Instructions for the task —
Which lines include the word "this"? Copy each of them.

The input —
(begin)

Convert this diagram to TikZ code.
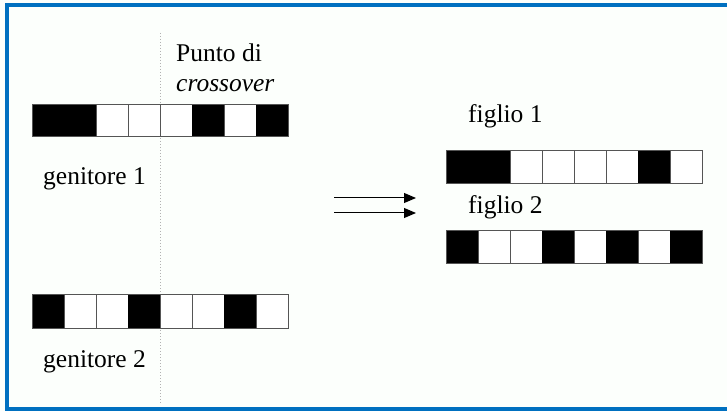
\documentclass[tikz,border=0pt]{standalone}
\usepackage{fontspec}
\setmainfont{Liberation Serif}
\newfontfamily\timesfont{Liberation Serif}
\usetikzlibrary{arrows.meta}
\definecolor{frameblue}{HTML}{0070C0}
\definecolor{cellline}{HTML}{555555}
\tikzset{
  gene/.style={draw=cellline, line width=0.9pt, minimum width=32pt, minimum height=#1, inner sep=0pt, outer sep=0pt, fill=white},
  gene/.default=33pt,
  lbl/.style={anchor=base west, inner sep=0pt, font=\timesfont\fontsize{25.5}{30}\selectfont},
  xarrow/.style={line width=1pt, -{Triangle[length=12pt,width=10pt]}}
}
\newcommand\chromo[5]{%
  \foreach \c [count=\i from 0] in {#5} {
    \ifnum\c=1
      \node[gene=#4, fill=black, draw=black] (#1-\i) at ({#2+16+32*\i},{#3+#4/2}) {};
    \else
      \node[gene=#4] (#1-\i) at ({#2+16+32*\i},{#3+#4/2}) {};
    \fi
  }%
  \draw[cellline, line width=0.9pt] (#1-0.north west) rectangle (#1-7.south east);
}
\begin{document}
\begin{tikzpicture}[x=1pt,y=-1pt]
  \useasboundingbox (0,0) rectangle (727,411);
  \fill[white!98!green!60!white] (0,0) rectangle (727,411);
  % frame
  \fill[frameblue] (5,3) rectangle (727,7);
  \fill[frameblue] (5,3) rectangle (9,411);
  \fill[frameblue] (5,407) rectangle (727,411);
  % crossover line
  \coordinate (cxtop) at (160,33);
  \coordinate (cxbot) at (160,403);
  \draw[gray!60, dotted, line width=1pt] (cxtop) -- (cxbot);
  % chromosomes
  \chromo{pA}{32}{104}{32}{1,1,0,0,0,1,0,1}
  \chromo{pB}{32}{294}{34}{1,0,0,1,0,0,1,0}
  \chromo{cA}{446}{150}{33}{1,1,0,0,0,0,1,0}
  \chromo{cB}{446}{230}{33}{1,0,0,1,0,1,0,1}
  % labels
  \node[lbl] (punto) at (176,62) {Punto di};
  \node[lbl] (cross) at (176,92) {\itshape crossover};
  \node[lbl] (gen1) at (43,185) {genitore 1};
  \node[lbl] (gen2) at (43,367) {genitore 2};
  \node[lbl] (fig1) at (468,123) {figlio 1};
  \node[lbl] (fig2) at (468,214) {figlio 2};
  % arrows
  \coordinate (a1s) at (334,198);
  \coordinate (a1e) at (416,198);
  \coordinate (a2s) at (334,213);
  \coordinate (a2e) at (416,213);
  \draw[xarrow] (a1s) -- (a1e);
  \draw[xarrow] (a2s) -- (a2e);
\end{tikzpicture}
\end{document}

(end)
(begin)

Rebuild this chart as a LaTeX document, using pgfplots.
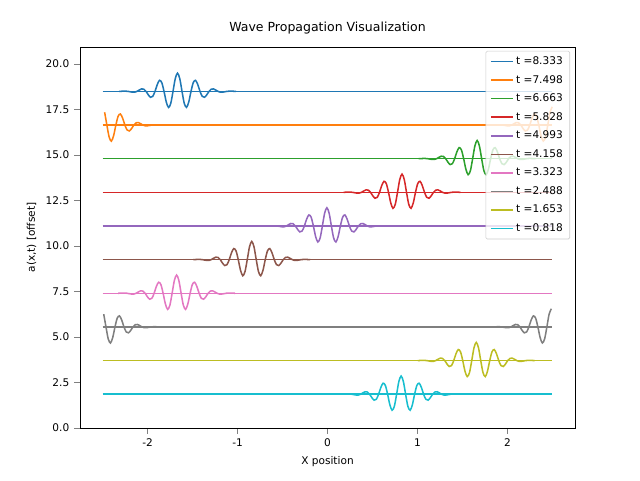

(end)

The response —
Convert this diagram to TikZ code.
Rebuild this chart as a LaTeX document, using pgfplots.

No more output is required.